**What needs to be done:**
Write out the data below in full, unchanged, minus the images.

- - - -

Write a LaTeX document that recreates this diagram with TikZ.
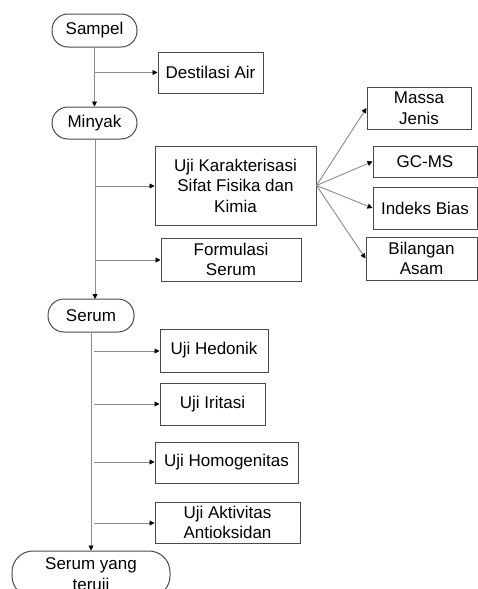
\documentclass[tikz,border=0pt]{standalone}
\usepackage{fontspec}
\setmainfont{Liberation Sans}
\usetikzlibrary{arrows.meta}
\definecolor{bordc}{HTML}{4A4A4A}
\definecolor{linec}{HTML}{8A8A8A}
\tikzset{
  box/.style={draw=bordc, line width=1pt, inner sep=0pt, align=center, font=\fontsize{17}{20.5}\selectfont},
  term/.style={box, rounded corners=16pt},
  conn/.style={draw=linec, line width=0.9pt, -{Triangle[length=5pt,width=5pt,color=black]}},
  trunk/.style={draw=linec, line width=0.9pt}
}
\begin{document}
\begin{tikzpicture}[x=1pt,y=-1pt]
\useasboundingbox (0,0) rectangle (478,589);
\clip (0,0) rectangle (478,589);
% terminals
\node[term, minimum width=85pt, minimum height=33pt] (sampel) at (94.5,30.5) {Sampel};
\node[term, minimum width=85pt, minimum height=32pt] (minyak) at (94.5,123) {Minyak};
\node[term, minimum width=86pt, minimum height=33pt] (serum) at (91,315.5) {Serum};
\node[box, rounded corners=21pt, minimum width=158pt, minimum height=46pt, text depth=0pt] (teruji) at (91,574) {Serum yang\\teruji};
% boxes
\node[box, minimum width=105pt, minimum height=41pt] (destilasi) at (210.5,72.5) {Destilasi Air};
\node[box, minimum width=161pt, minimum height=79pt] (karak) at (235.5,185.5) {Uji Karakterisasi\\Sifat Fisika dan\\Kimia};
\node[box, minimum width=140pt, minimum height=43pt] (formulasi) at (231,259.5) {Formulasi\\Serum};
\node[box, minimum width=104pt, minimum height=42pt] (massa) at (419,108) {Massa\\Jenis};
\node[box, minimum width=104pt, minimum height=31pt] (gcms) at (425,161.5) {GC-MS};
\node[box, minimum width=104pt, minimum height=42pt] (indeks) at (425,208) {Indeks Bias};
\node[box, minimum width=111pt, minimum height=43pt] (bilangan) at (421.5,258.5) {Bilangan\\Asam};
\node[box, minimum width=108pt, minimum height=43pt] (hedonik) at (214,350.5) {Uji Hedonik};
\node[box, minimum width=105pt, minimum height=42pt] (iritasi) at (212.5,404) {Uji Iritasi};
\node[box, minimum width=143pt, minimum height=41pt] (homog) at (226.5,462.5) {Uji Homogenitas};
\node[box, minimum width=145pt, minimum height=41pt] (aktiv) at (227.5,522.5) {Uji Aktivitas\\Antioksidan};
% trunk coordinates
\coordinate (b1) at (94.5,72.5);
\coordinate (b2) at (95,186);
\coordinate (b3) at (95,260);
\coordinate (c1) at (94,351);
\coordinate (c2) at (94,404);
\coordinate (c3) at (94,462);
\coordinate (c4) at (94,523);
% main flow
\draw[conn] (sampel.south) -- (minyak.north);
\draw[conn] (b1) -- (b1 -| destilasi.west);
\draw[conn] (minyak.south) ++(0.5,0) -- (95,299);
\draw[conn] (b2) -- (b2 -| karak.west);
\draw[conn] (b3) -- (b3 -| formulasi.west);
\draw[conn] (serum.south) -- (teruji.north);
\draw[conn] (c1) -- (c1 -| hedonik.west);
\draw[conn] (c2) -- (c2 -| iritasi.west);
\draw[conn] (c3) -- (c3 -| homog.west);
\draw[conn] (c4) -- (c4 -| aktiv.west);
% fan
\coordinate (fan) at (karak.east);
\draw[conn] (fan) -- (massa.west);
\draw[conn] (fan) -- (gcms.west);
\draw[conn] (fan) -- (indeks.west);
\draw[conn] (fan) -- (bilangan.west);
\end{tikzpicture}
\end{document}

- - - -

**Full output:**
Write a LaTeX document that recreates this diagram with TikZ.
\documentclass[tikz,border=0pt]{standalone}
\usepackage{fontspec}
\setmainfont{Liberation Sans}
\usetikzlibrary{arrows.meta}
\definecolor{bordc}{HTML}{4A4A4A}
\definecolor{linec}{HTML}{8A8A8A}
\tikzset{
  box/.style={draw=bordc, line width=1pt, inner sep=0pt, align=center, font=\fontsize{17}{20.5}\selectfont},
  term/.style={box, rounded corners=16pt},
  conn/.style={draw=linec, line width=0.9pt, -{Triangle[length=5pt,width=5pt,color=black]}},
  trunk/.style={draw=linec, line width=0.9pt}
}
\begin{document}
\begin{tikzpicture}[x=1pt,y=-1pt]
\useasboundingbox (0,0) rectangle (478,589);
\clip (0,0) rectangle (478,589);
% terminals
\node[term, minimum width=85pt, minimum height=33pt] (sampel) at (94.5,30.5) {Sampel};
\node[term, minimum width=85pt, minimum height=32pt] (minyak) at (94.5,123) {Minyak};
\node[term, minimum width=86pt, minimum height=33pt] (serum) at (91,315.5) {Serum};
\node[box, rounded corners=21pt, minimum width=158pt, minimum height=46pt, text depth=0pt] (teruji) at (91,574) {Serum yang\\teruji};
% boxes
\node[box, minimum width=105pt, minimum height=41pt] (destilasi) at (210.5,72.5) {Destilasi Air};
\node[box, minimum width=161pt, minimum height=79pt] (karak) at (235.5,185.5) {Uji Karakterisasi\\Sifat Fisika dan\\Kimia};
\node[box, minimum width=140pt, minimum height=43pt] (formulasi) at (231,259.5) {Formulasi\\Serum};
\node[box, minimum width=104pt, minimum height=42pt] (massa) at (419,108) {Massa\\Jenis};
\node[box, minimum width=104pt, minimum height=31pt] (gcms) at (425,161.5) {GC-MS};
\node[box, minimum width=104pt, minimum height=42pt] (indeks) at (425,208) {Indeks Bias};
\node[box, minimum width=111pt, minimum height=43pt] (bilangan) at (421.5,258.5) {Bilangan\\Asam};
\node[box, minimum width=108pt, minimum height=43pt] (hedonik) at (214,350.5) {Uji Hedonik};
\node[box, minimum width=105pt, minimum height=42pt] (iritasi) at (212.5,404) {Uji Iritasi};
\node[box, minimum width=143pt, minimum height=41pt] (homog) at (226.5,462.5) {Uji Homogenitas};
\node[box, minimum width=145pt, minimum height=41pt] (aktiv) at (227.5,522.5) {Uji Aktivitas\\Antioksidan};
% trunk coordinates
\coordinate (b1) at (94.5,72.5);
\coordinate (b2) at (95,186);
\coordinate (b3) at (95,260);
\coordinate (c1) at (94,351);
\coordinate (c2) at (94,404);
\coordinate (c3) at (94,462);
\coordinate (c4) at (94,523);
% main flow
\draw[conn] (sampel.south) -- (minyak.north);
\draw[conn] (b1) -- (b1 -| destilasi.west);
\draw[conn] (minyak.south) ++(0.5,0) -- (95,299);
\draw[conn] (b2) -- (b2 -| karak.west);
\draw[conn] (b3) -- (b3 -| formulasi.west);
\draw[conn] (serum.south) -- (teruji.north);
\draw[conn] (c1) -- (c1 -| hedonik.west);
\draw[conn] (c2) -- (c2 -| iritasi.west);
\draw[conn] (c3) -- (c3 -| homog.west);
\draw[conn] (c4) -- (c4 -| aktiv.west);
% fan
\coordinate (fan) at (karak.east);
\draw[conn] (fan) -- (massa.west);
\draw[conn] (fan) -- (gcms.west);
\draw[conn] (fan) -- (indeks.west);
\draw[conn] (fan) -- (bilangan.west);
\end{tikzpicture}
\end{document}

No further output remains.